In preparation for the parade on October 1 to celebrate the 70th anniversary of the founding of the People's Republic of China, the Chinese peacekeeping force conducts training at the parade training center in Changping district, Beijing, on September 17, 2019. Photo: Li Hao/GT
As the Chinese People's Liberation Army (PLA) is striving to enhance its combat readiness and preparing for military conflicts, potentially against Taiwan secessionists and US provocations, the PLA Army announced its plan to procure a whopping 1.4 million units of high-quality body armor with plates for a top limit price of about 13 billion yuan ($1.85 billion) in the coming two years, which is expected to keep PLA casualty numbers as low as possible.
According to the 2019 edition of China's defense white paper, the PLA has about two million personnel, and the PLA Army is only a part of it, meaning every frontline army soldier could get one of these armor suits, with extra in reserve, analysts said.
The PLA Army is holding open tenders to procure 930,000 units of plates for universal bulletproof vests and 467,000 units of plates for enhanced bulletproof vests, according to two statements released on weain.mil.cn, the Chinese military's weapon and equipment procurement website, on Friday.
A regular plate unit should cost under 7,950 yuan, or 7.4 billion yuan in total, and an enhanced unit less than 12,900 yuan, or 6 billion yuan in total.

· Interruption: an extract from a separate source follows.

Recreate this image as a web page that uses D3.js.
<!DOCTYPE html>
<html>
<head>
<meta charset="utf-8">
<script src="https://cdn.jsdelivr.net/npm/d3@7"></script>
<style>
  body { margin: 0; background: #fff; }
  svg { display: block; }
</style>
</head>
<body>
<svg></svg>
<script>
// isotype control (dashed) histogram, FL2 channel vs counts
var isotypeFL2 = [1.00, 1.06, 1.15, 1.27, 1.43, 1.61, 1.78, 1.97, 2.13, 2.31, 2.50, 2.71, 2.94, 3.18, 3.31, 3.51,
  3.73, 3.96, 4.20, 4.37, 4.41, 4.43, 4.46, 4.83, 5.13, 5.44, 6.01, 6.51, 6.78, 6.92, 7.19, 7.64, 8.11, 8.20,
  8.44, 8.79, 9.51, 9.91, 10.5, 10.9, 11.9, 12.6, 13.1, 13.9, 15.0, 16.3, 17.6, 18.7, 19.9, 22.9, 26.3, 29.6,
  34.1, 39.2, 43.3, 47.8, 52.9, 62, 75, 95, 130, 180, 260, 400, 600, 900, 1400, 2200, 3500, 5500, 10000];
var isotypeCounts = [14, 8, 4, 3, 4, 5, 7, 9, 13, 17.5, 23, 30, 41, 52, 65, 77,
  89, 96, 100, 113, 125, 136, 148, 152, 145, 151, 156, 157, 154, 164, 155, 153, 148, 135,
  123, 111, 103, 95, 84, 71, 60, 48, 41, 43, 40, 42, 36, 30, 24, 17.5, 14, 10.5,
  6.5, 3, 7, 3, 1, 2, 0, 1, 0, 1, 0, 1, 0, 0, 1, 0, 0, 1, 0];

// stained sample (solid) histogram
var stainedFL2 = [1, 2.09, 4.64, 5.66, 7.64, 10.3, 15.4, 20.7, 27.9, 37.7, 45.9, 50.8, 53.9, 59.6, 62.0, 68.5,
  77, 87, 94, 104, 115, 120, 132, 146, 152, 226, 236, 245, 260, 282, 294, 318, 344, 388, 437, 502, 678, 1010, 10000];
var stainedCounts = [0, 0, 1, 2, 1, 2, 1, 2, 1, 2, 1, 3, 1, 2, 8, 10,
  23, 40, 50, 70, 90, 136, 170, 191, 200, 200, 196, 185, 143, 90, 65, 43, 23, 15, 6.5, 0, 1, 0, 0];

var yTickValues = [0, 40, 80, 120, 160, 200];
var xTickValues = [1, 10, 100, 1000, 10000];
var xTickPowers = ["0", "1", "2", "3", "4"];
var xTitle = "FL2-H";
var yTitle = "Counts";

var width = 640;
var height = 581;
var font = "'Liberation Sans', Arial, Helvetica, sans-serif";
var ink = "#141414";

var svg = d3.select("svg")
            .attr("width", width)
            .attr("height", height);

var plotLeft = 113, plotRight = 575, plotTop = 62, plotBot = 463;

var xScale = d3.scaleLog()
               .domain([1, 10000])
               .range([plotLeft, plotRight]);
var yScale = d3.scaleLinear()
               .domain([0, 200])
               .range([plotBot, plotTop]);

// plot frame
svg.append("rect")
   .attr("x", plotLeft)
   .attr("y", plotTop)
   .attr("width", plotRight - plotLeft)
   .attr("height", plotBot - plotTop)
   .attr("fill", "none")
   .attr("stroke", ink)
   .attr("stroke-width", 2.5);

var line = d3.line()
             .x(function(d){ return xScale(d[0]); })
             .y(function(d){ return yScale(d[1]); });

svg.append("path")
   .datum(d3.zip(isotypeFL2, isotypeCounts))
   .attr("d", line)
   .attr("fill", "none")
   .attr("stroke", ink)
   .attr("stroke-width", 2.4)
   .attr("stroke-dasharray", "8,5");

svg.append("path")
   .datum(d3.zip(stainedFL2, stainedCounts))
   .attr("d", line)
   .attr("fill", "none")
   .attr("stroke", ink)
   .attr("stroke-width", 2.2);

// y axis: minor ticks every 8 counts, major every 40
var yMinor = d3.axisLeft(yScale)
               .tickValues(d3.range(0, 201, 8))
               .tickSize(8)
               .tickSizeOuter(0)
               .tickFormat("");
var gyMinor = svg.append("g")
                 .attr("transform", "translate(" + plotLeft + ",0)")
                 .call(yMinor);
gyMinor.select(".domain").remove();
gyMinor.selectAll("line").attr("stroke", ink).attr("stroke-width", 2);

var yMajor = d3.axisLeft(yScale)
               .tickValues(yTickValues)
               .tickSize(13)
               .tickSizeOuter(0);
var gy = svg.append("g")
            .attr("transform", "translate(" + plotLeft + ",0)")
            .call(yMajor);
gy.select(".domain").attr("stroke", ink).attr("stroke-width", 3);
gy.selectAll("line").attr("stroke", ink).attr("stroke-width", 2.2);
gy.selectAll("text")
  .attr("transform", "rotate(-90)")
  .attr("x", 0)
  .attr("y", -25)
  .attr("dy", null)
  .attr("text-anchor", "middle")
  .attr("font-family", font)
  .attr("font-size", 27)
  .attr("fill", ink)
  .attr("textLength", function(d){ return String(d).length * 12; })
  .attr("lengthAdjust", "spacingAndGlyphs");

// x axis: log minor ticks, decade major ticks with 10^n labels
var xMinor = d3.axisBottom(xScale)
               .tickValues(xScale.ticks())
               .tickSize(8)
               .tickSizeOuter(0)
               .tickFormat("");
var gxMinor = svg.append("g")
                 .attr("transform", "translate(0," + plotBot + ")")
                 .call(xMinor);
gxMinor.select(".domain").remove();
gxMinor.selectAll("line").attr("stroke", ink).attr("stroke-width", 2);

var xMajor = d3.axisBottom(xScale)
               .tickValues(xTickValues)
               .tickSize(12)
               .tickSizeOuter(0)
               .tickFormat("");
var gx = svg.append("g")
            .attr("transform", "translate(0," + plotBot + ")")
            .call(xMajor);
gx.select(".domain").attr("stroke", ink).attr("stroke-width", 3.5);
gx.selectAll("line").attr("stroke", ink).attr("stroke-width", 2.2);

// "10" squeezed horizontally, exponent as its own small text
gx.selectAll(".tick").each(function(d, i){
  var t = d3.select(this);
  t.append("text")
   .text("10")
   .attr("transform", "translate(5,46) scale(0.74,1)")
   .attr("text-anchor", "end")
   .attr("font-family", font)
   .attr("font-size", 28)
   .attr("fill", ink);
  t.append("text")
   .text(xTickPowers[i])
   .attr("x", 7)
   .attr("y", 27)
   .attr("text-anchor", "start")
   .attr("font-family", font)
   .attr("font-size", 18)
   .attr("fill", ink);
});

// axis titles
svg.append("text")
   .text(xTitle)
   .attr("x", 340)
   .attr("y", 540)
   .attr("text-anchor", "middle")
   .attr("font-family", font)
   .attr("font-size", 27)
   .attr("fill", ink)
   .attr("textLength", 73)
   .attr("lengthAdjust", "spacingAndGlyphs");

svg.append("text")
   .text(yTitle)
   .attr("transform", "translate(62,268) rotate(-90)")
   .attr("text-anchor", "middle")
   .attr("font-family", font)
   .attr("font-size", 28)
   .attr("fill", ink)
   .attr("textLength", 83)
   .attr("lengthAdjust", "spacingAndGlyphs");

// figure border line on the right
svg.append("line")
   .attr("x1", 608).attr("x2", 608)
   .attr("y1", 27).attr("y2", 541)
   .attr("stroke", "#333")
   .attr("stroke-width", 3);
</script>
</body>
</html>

Each plate unit consists of two bulletproof plates, and the plate manufacturer will assemble the plates into the vests, which are not included in these procurements, before delivery.

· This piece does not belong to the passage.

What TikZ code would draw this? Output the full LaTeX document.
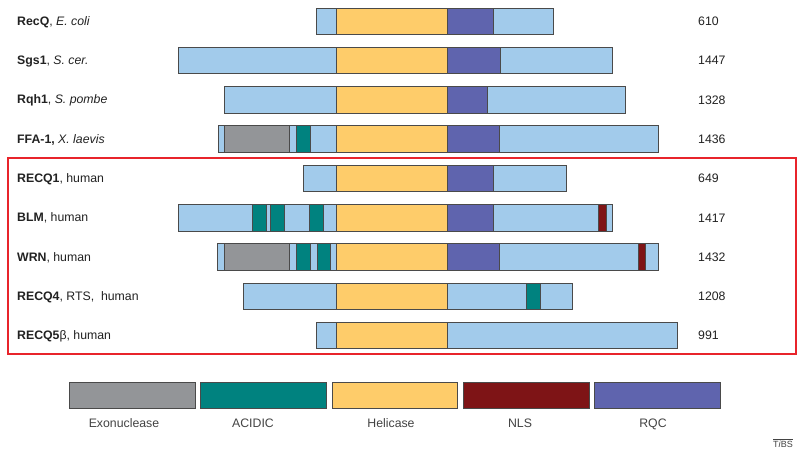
\documentclass[tikz,border=0pt]{standalone}
\usepackage{fontspec}
\setmainfont{Liberation Sans}
\definecolor{lblue}{HTML}{A2CBEB}
\definecolor{heli}{HTML}{FECC6A}
\definecolor{rqc}{HTML}{5F64AE}
\definecolor{exo}{HTML}{939598}
\definecolor{acid}{HTML}{00827F}
\definecolor{nls}{HTML}{7E1416}
\definecolor{edge}{HTML}{4A4A4A}
\definecolor{boxred}{HTML}{E8242B}
\definecolor{txt}{HTML}{222222}
\newcommand{\dseg}[4]{\draw[segline, fill=#4] ({#1},{#3}) rectangle ({#2},{#3+26.5});}
\begin{document}
\begin{tikzpicture}[x=1pt,y=-1pt,
  segline/.style={draw=edge, line width=0.9pt},
  lab/.style={anchor=base west, inner sep=0pt, font=\fontsize{12.3}{14}\selectfont, text=txt},
  num/.style={anchor=base west, inner sep=0pt, font=\fontsize{12.3}{14}\selectfont, text=txt},
  leg/.style={anchor=base, inner sep=0pt, font=\fontsize{12.3}{14}\selectfont, text=txt!85}]
\useasboundingbox (0,0) rectangle (800,453);
\fill[white] (0,0) rectangle (800,453);
% Row 1: RecQ
\def\y{8}
\dseg{316}{336}{\y}{lblue}\dseg{336}{447}{\y}{heli}\dseg{447}{493}{\y}{rqc}\dseg{493}{553}{\y}{lblue}
% Row 2: Sgs1
\def\y{47.3}
\dseg{178}{336}{\y}{lblue}\dseg{336}{447}{\y}{heli}\dseg{447}{500}{\y}{rqc}\dseg{500}{612}{\y}{lblue}
% Row 3: Rqh1
\def\y{86.6}
\dseg{224}{336}{\y}{lblue}\dseg{336}{447}{\y}{heli}\dseg{447}{487}{\y}{rqc}\dseg{487}{625}{\y}{lblue}
% Row 4: FFA-1
\def\y{125.9}
\dseg{218}{224}{\y}{lblue}\dseg{224}{289}{\y}{exo}\dseg{289}{296}{\y}{lblue}\dseg{296}{310}{\y}{acid}\dseg{310}{336}{\y}{lblue}
\dseg{336}{447}{\y}{heli}\dseg{447}{499}{\y}{rqc}\dseg{499}{658}{\y}{lblue}
% Row 5: RECQ1
\def\y{165.2}
\dseg{303}{336}{\y}{lblue}\dseg{336}{447}{\y}{heli}\dseg{447}{493}{\y}{rqc}\dseg{493}{566}{\y}{lblue}
% Row 6: BLM
\def\y{204.5}
\dseg{178}{336}{\y}{lblue}
\dseg{252}{266}{\y}{acid}\dseg{270}{284}{\y}{acid}\dseg{309}{323}{\y}{acid}
\dseg{336}{447}{\y}{heli}\dseg{447}{493}{\y}{rqc}\dseg{493}{612}{\y}{lblue}\dseg{598}{606}{\y}{nls}
% Row 7: WRN
\def\y{243.8}
\dseg{217}{224}{\y}{lblue}\dseg{224}{289}{\y}{exo}\dseg{289}{336}{\y}{lblue}
\dseg{296}{310}{\y}{acid}\dseg{317}{330}{\y}{acid}
\dseg{336}{447}{\y}{heli}\dseg{447}{499}{\y}{rqc}\dseg{499}{658}{\y}{lblue}\dseg{638}{645}{\y}{nls}
% Row 8: RECQ4
\def\y{283.1}
\dseg{243}{336}{\y}{lblue}\dseg{336}{447}{\y}{heli}\dseg{447}{572}{\y}{lblue}\dseg{526}{540}{\y}{acid}
% Row 9: RECQ5b
\def\y{322.4}
\dseg{316}{336}{\y}{lblue}\dseg{336}{447}{\y}{heli}\dseg{447}{677}{\y}{lblue}
% labels
\node[lab] (l1) at (17,25.3) {\textbf{RecQ}, \textit{E. coli}};
\node[lab] (l2) at (17,64.6) {\textbf{Sgs1}, \textit{S. cer.}};
\node[lab] (l3) at (17,103.9) {\textbf{Rqh1}, \textit{S. pombe}};
\node[lab] (l4) at (17,143.2) {\textbf{FFA-1,} \textit{X. laevis}};
\node[lab] (l5) at (17,182.5) {\textbf{RECQ1}, human};
\node[lab] (l6) at (17,221.8) {\textbf{BLM}, human};
\node[lab] (l7) at (17,261.1) {\textbf{WRN}, human};
\node[lab] (l8) at (17,300.4) {\textbf{RECQ4}, RTS,\ \ human};
\node[lab] (l9) at (17,339.7) {\textbf{RECQ5}β, human};
% numbers
\node[num] (n1) at (698,25.5) {610};
\node[num] (n2) at (698,64.8) {1447};
\node[num] (n3) at (698,104.1) {1328};
\node[num] (n4) at (698,143.4) {1436};
\node[num] (n5) at (698,182.7) {649};
\node[num] (n6) at (698,222.0) {1417};
\node[num] (n7) at (698,261.3) {1432};
\node[num] (n8) at (698,300.6) {1208};
\node[num] (n9) at (698,339.9) {991};
% red frame
\draw[boxred, line width=1.3pt] (8,158) rectangle (796,354);
% legend
\dseg{69}{195}{382}{exo}
\dseg{200}{326}{382}{acid}
\dseg{332}{457}{382}{heli}
\dseg{463}{589}{382}{nls}
\dseg{594}{720}{382}{rqc}
\node[leg] (g1) at (124,427.5) {Exonuclease};
\node[leg] (g2) at (253,427.5) {ACIDIC};
\node[leg] (g3) at (391,427.5) {Helicase};
\node[leg] (g4) at (520,427.5) {NLS};
\node[leg] (g5) at (653,427.5) {RQC};
\node[anchor=base, inner sep=0pt, font=\fontsize{9}{10}\selectfont, text=txt!85] (tibs) at (783,447) {$\overline{\mbox{T\textit{i}BS}}$};
\end{tikzpicture}
\end{document}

The products will be delivered in batches in the 24 months after contracts are signed. Both open tenders will end on March 6, according to the statements.
Song Zhongping, a military expert and TV commentator, told the Global Times on Sunday that the procurement had the lives of Chinese soldiers in mind, as the armor can keep casualties to a minimum.
The PLA is conducting more and more real-combat oriented training and drills, and the soldiers should always wear body armor as if they were in a real war to make the exercises more real, Song said.
Chinese body armor is of high quality and relatively low cost, Song said, noting that about 70 percent of the international body armor market is made up of Chinese products.
Some mainland military enthusiasts on the internet speculated that the procurement might aim at threat from Taiwan secessionists and their US supporters. They said armor plates' effectiveness expires in several years, so buying so many in such a short time period could mean preparations for potential military conflicts against Taiwan secessionist forces and other imminent threats in coming years.
The statements did not mention the purpose of the procurements.